Inicio o presente texto, pedindo licença à Marília Mendonça (in memoriam) para citar um dos trechos de suas canções: “Se amar assim for brega / Me chama de Marília Mendonça ou de Falcão / Meu show agora é só voz e violão / Assim, debaixo da janela / Jantar à luz de velas / Agora é momozin’ ou momozão, eu sei que é brega” (Serenata, 2019 – composição de Diego Ferrari / Everton Matos / Guilherme Ferraz / Paulo Pires / Ray Antônio / Sando Neto).

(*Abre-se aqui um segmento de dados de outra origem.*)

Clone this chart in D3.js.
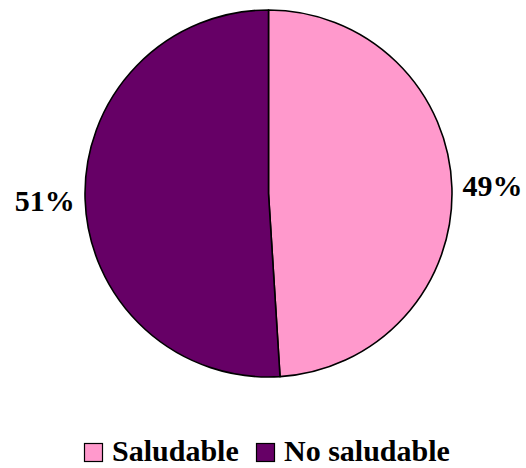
<!DOCTYPE html>
<html>
<head>
<meta charset="utf-8">
<script src="https://cdn.jsdelivr.net/npm/d3@7"></script>
<style>
  html, body { margin: 0; padding: 0; background: #fff; }
  svg { display: block; }
  svg text { font-family: "Liberation Serif", "Times New Roman", Times, "DejaVu Serif", serif; font-weight: bold; }
</style>
</head>
<body>
<svg id="chart" width="526" height="468"></svg>
<script>
// Share of items by healthiness
const categories = ["Saludable", "No saludable"];
const values = [49, 51];
const labels = ["49%", "51%"];
const colors = ["#FF99CC", "#660066"];

const svg = d3.select("#chart");
const cx = 268.5, cy = 193.5, radius = 183.5;

const pie = d3.pie().sort(null).value(d => d.value).startAngle(0).endAngle(2 * Math.PI);
const data = categories.map((c, i) => ({ name: c, value: values[i], label: labels[i], color: colors[i] }));
const arcs = pie(data);

const arc = d3.arc().innerRadius(0).outerRadius(radius);
const labelArc = d3.arc().innerRadius(224).outerRadius(224);

const g = svg.append("g").attr("transform", `translate(${cx},${cy})`);

g.selectAll("path.slice")
  .data(arcs)
  .join("path")
  .attr("class", "slice")
  .attr("d", arc)
  .attr("fill", d => d.data.color)
  .attr("stroke", "#000")
  .attr("stroke-width", 1.6)
  .attr("stroke-linejoin", "round");

g.selectAll("text.pct")
  .data(arcs)
  .join("text")
  .attr("class", "pct")
  .attr("x", d => labelArc.centroid(d)[0])
  .attr("y", d => labelArc.centroid(d)[1] + 10)
  .attr("text-anchor", "middle")
  .attr("font-size", 30)
  .attr("fill", "#000")
  .text(d => d.data.label);

// Legend
const legendX = [84, 256];
const legend = svg.append("g");
const items = legend.selectAll("g.item")
  .data(data)
  .join("g")
  .attr("class", "item")
  .attr("transform", (d, i) => `translate(${legendX[i]},443)`);

items.append("rect")
  .attr("x", 0.5).attr("y", 0.5)
  .attr("width", 18).attr("height", 18)
  .attr("fill", d => d.color)
  .attr("stroke", "#000")
  .attr("stroke-width", 1.2);

items.append("text")
  .attr("x", 28)
  .attr("y", 18)
  .attr("font-size", 30)
  .attr("fill", "#000")
  .text(d => d.name);
</script>
</body>
</html>
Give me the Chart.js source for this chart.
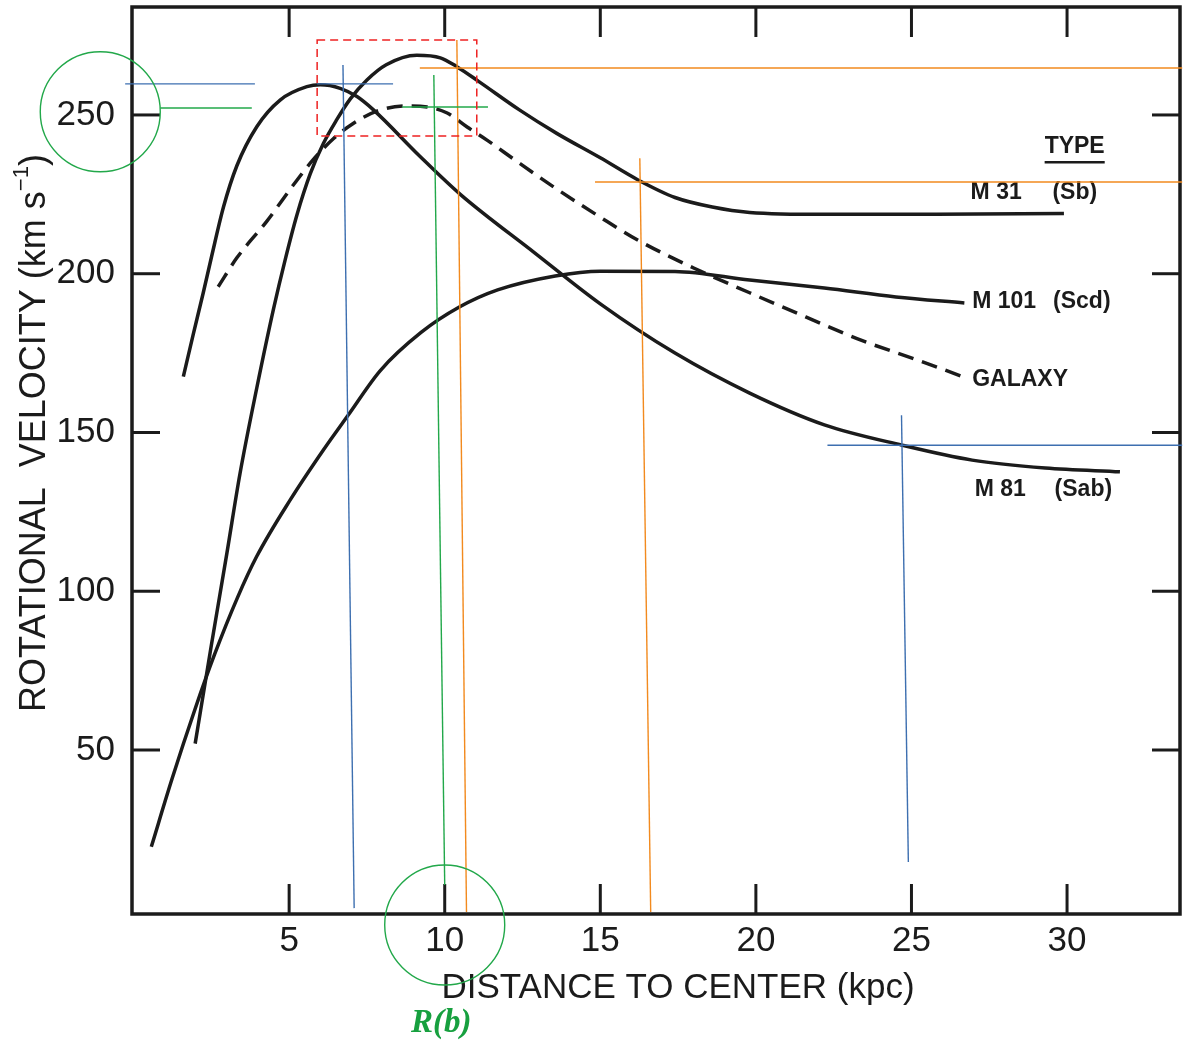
<!DOCTYPE html>
<html>
<head>
<meta charset="utf-8">
<script src="https://cdn.jsdelivr.net/npm/chart.js@4.4.0/dist/chart.umd.min.js"></script>
<style>
  html, body { margin: 0; padding: 0; background: #fff; }
  #wrap { width: 1183px; height: 1045px; }
</style>
</head>
<body>
<div id="wrap"><canvas id="rotChart" width="1183" height="1045"></canvas></div>
<script>
// tick values
const xTicks = [5, 10, 15, 20, 25, 30];
const yTicks = [50, 100, 150, 200, 250];

// rotation curves: [kpc, km/s]
const m31 = [[1.98,52],[2.5,83],[3.0,112],[3.42,137],[3.96,164],[4.5,189],[4.87,204.3],[5.25,218.5],
  [5.68,231.5],[6.1,241],[6.53,248.5],[6.96,255],[7.5,261],[8.12,265.8],[9.1,268.8],[9.86,268],
  [10.39,265.2],[11.1,260.5],[12.4,251.6],[13.6,244.2],[15,236.5],[16.2,229.6],[17.4,224],[18.6,221],
  [19.8,219.3],[22.2,218.7],[25.8,218.7],[29.9,219]];
const m101 = [[0.57,19.5],[1.24,41],[1.98,63],[2.6,80],[3.34,98],[3.96,111],[5.03,128.7],[6.1,144.5],
  [6.9,155.5],[7.93,169.5],[9.24,181.5],[10.47,189.5],[11.7,194.9],[13.55,199.3],[15,200.8],[17.4,200.7],
  [19.8,198],[22.2,195.5],[24.5,192.7],[26.7,190.8]];
const galaxy = [[2.72,195.9],[3.32,205],[4.28,216.5],[5.14,228],[5.78,236],[6.42,242.5],[7.07,247.4],
  [7.82,251.2],[8.73,252.8],[9.44,252.5],[10.08,250.6],[10.72,246.2],[11.37,242],[12.3,235.5],[13.55,227],
  [15,217.8],[16.2,210.6],[18,201.8],[19.8,194],[21.6,186.4],[23.4,179],[25.2,172.8],[26.7,167.4]];
const m81 = [[1.6,167.6],[1.92,181],[2.24,194],[2.51,205.5],[2.89,221],[3.32,234],[3.96,246.3],
  [4.71,254.7],[5.57,258.9],[6.0,259.5],[6.64,258.4],[7.18,255.8],[7.71,251.6],[9.2,237],[10.5,225],
  [12.9,206.5],[15,190.5],[17.4,175],[19.8,162.4],[22.2,152.4],[24.7,146],[26.95,141.3],[29.3,138.8],[31.7,137.6]];

// curve labels (data coords of the left edge of each text)
const curveNames = ['M 31', 'M 101', 'GALAXY', 'M 81'];
const curveTypes = ['(Sb)', '(Scd)', '', '(Sab)'];
const nameX = [26.9, 26.95, 26.95, 27.03];
const typeX = [29.53, 29.55, 0, 29.6];
const labelY = [225.4, 191.1, 166.5, 131.9];

// hand-drawn marks over the figure, in data coords [x1, y1, x2, y2]
const blueSegs = [[-0.27,259.8,3.9,259.8],[5.9,259.8,8.34,259.8],[6.73,265.7,7.09,0.2],
  [24.68,155.4,24.9,14.7],[22.3,146,33.7,146]];
const greenSegs = [[0.86,252.2,3.8,252.2],[8.63,252.5,11.39,252.5],[9.65,262.6,10.0,7.5]];
const greenRings = [[-1.07,251],[10.0,-5.1]];
const orangeSegs = [[9.2,264.8,33.7,264.8],[10.39,273.6,10.7,-1],[14.83,228.9,33.7,228.9],[16.27,236.4,16.62,-1]];
const redBox = [5.9, 273.6, 11.03, 243.4];

const INK = '#1b1b1b';
const SANS = '"Liberation Sans", Arial, sans-serif';

const toXY = arr => arr.map(p => ({ x: p[0], y: p[1] }));

function seg(ctx, x1, y1, x2, y2) {
  ctx.beginPath();
  ctx.moveTo(x1, y1);
  ctx.lineTo(x2, y2);
  ctx.stroke();
}

const figurePlugin = {
  id: 'figure',
  afterDraw(chart) {
    const { ctx, chartArea: a, scales: { x, y } } = chart;
    const X = v => x.getPixelForValue(v);
    const Y = v => y.getPixelForValue(v);
    ctx.save();

    // frame + inward ticks on all four sides
    ctx.strokeStyle = INK;
    ctx.lineWidth = 3.5;
    ctx.strokeRect(a.left, a.top, a.right - a.left, a.bottom - a.top);
    ctx.lineWidth = 3;
    xTicks.forEach(v => {
      seg(ctx, X(v), a.bottom, X(v), a.bottom - 30);
      seg(ctx, X(v), a.top, X(v), a.top + 30);
    });
    yTicks.forEach(v => {
      seg(ctx, a.left, Y(v), a.left + 28, Y(v));
      seg(ctx, a.right, Y(v), a.right - 28, Y(v));
    });

    // axis titles
    ctx.fillStyle = INK;
    ctx.textBaseline = 'middle';
    ctx.textAlign = 'center';
    ctx.font = '35px ' + SANS;
    ctx.fillText('DISTANCE TO CENTER (kpc)', 678, 988);

    ctx.save();
    ctx.translate(35, 433);
    ctx.rotate(-Math.PI / 2);
    const main = 'ROTATIONAL  VELOCITY (km s';
    ctx.font = '36px ' + SANS;
    const w1 = ctx.measureText(main).width;
    const w3 = ctx.measureText(')').width;
    ctx.font = '22px ' + SANS;
    const w2 = ctx.measureText('\u22121').width;
    let cx = -(w1 + w2 + w3) / 2;
    ctx.textAlign = 'left';
    ctx.font = '36px ' + SANS;
    ctx.fillText(main, cx, 0);
    cx += w1;
    ctx.font = '22px ' + SANS;
    ctx.fillText('\u22121', cx, -13);
    cx += w2;
    ctx.font = '36px ' + SANS;
    ctx.fillText(')', cx, 0);
    ctx.restore();

    // curve labels
    ctx.textAlign = 'left';
    ctx.font = 'bold 23px ' + SANS;
    curveNames.forEach((name, i) => {
      ctx.fillText(name, X(nameX[i]), Y(labelY[i]));
      if (curveTypes[i]) ctx.fillText(curveTypes[i], X(typeX[i]), Y(labelY[i]));
    });
    ctx.fillText('TYPE', X(29.28), Y(239.9));
    ctx.lineWidth = 2.5;
    seg(ctx, X(29.28), Y(235.1), X(29.28) + ctx.measureText('TYPE').width, Y(235.1));

    // overlay marks
    ctx.lineWidth = 1.4;
    ctx.strokeStyle = '#3d6fb0';
    blueSegs.forEach(s => seg(ctx, X(s[0]), Y(s[1]), X(s[2]), Y(s[3])));
    ctx.strokeStyle = '#f28a1e';
    orangeSegs.forEach(s => seg(ctx, X(s[0]), Y(s[1]), X(s[2]), Y(s[3])));
    ctx.strokeStyle = '#22a84a';
    greenSegs.forEach(s => seg(ctx, X(s[0]), Y(s[1]), X(s[2]), Y(s[3])));
    greenRings.forEach(c => {
      ctx.beginPath();
      ctx.arc(X(c[0]), Y(c[1]), 60, 0, Math.PI * 2);
      ctx.stroke();
    });
    ctx.strokeStyle = '#ee2222';
    ctx.lineWidth = 1.5;
    ctx.setLineDash([8, 5]);
    ctx.strokeRect(X(redBox[0]), Y(redBox[1]), X(redBox[2]) - X(redBox[0]), Y(redBox[3]) - Y(redBox[1]));
    ctx.setLineDash([]);

    ctx.fillStyle = '#17a03f';
    ctx.textAlign = 'center';
    ctx.font = 'bold italic 33px "Liberation Serif", serif';
    ctx.fillText('R(b)', X(9.89), Y(-36));

    ctx.restore();
  }
};

const curveStyle = {
  borderColor: INK,
  borderWidth: 3.5,
  pointRadius: 0,
  fill: false,
  cubicInterpolationMode: 'monotone'
};

new Chart(document.getElementById('rotChart'), {
  type: 'line',
  data: {
    datasets: [
      { label: 'M 31 (Sb)', data: toXY(m31), ...curveStyle },
      { label: 'M 101 (Scd)', data: toXY(m101), ...curveStyle },
      { label: 'GALAXY', data: toXY(galaxy), ...curveStyle, borderDash: [16, 9] },
      { label: 'M 81 (Sab)', data: toXY(m81), ...curveStyle }
    ]
  },
  options: {
    responsive: false,
    animation: false,
    devicePixelRatio: 1,
    layout: { padding: { top: 7, right: 3, left: 0, bottom: 0 } },
    plugins: { legend: { display: false }, tooltip: { enabled: false } },
    scales: {
      x: {
        type: 'linear',
        min: -0.05,
        max: 33.63,
        afterFit: s => { s.height = 131; s.paddingLeft = 0; s.paddingRight = 0; },
        afterBuildTicks: s => { s.ticks = xTicks.map(v => ({ value: v })); },
        grid: { display: false, drawTicks: false },
        border: { display: false },
        ticks: { color: INK, font: { family: SANS, size: 35 }, padding: 6, maxRotation: 0 }
      },
      y: {
        type: 'linear',
        min: -1.65,
        max: 284,
        afterFit: s => { s.width = 132; s.paddingTop = 0; s.paddingBottom = 0; },
        afterBuildTicks: s => { s.ticks = yTicks.map(v => ({ value: v })); },
        grid: { display: false, drawTicks: false },
        border: { display: false },
        ticks: { color: INK, font: { family: SANS, size: 35 }, padding: 17 }
      }
    }
  },
  plugins: [figurePlugin]
});
</script>
</body>
</html>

Tudo isso para dizer e reafirmar que eu sou brega. Curto a música pejorativamente taxada de brega. Sobretudo, por entender e saber que para além de ser chula, como querem uma pseudo elite intelectual, tem poesia, sentimento e riqueza, além de traduzir o cotidiano como nenhuma outra produção cultural, em que pese a verdade e a espontaneidade artística.
Nesse diapasão, quero destacar a importância de Odair José de Araújo, nascido em Morrinhos, interior do Estado de Goiás, no dia 16 de agosto de 1948, hoje com seus 74 anos. Com mais de 50 anos de carreira, colecionou sucessos e também polêmicas, inclusive durante o regime imposto pelos militares entre os anos 1964 e 1985, no Brasil. Sobreviveu a tudo e hoje está entre os maiores nomes do país, cujos sucessos ainda podem ser ouvidos não somente nas mídias tradicionais, mas também nos streamings, a exemplo do Spotify, onde tem uma sequência “This is” (isso é), com cerca de 2h e 46min. A canção “Cadê você” (1973) lidera a lista com mais de três milhões de curtidas.
Eu, particularmente, gosto muito de “Vou tirar você desse lugar”, composição de Antonio Reis Silva Almeida / Cecílio Diógenes De Carvalho Jr. / Cláudio De Souza Santana / Renato Bonfim Do Carmo Pires, de 1972, executada em parceria com Caetano Veloso no Festival Phono 73, no Anhembi, em São Paulo, num evento que entrou para a história da Música Popular Brasileira.
Em entrevista para o repórter Raphael Vidigal, publicada no portal Itatiaia, no dia 16 de agosto de 2021, Odair José abriu seu coração e mostra como foi, ao longo de anos, vítima predileta dos falsos moralistas, dos milicos e dos críticos de plantão, em especial, por levar para as suas canções temas como prostituição, empregadas domésticas, homossexuais e até “o cara que fuma maconha”, como frisa na matéria. Diz não suporta hipocrisia, e eu também.
Seus problemas com a ditadura militar (1964-1985) estão sistematizados no portal memoriasdaditadura.org.br. Para os censores: “(…) o que incomodava, quase sempre, eram aspectos de comportamento: versos e canções atentavam, segundo a ótica dos censores, contra a moral e os bons costumes”. Uma, em especial é “Uma Vida Só (Pare de Tomar a Pílula)”, de 1973, que contrariava o programa de controle de natalidade do regime.
Odair José também teve problemas com a Igreja Católica. Em 1972, ele lançou a canção “Cristo, Quem é Você?”, que deixou algumas autoridades clericais incomodadas. Li atentamente e não vi nada demais na letra. Será que foi por conta do trecho a seguir: “Pra onde você foi? Cadê a sua cruz? / Venha me dizer, quem é você Jesus?”. Anos mais tarde, ele incomodou ainda mais com o disco “O filho de José e Maria” (1977), que lhe custou boatos de excomunhão no ano seguinte. Sobre o assunto, ele disse para Marcelo Tas, no dia 11 de maio de 2021 (TV Cultura): “Eu, na oportunidade, vi através de jornais que um bispo tinha dito que eu seria excomungado. Se eu fui de fato, não sei. Não me importei. Eu sou um cristão, tenho minha fé, mas não preciso de intermediário para me comunicar com Deus. Não preciso de padre, pastor, de ninguém. Não me preocupei com esse negócio de ser excomungado ou não. Se estou, não faz diferença. Se fui, também não faz”.
Polêmicas à parte, eu queria ser Odair José um minuto só. Faço isso parafraseando a canção “Eu Queria Ser John Lennon”, de 1972, que inspirou o presente texto. Uma toada simples, mas que revela muito de quem foi esse sujeito corajoso, destemido e criativo, que sobreviveu ao tempo e, principalmente, ao preconceito, à hipocrisia e ao desamor.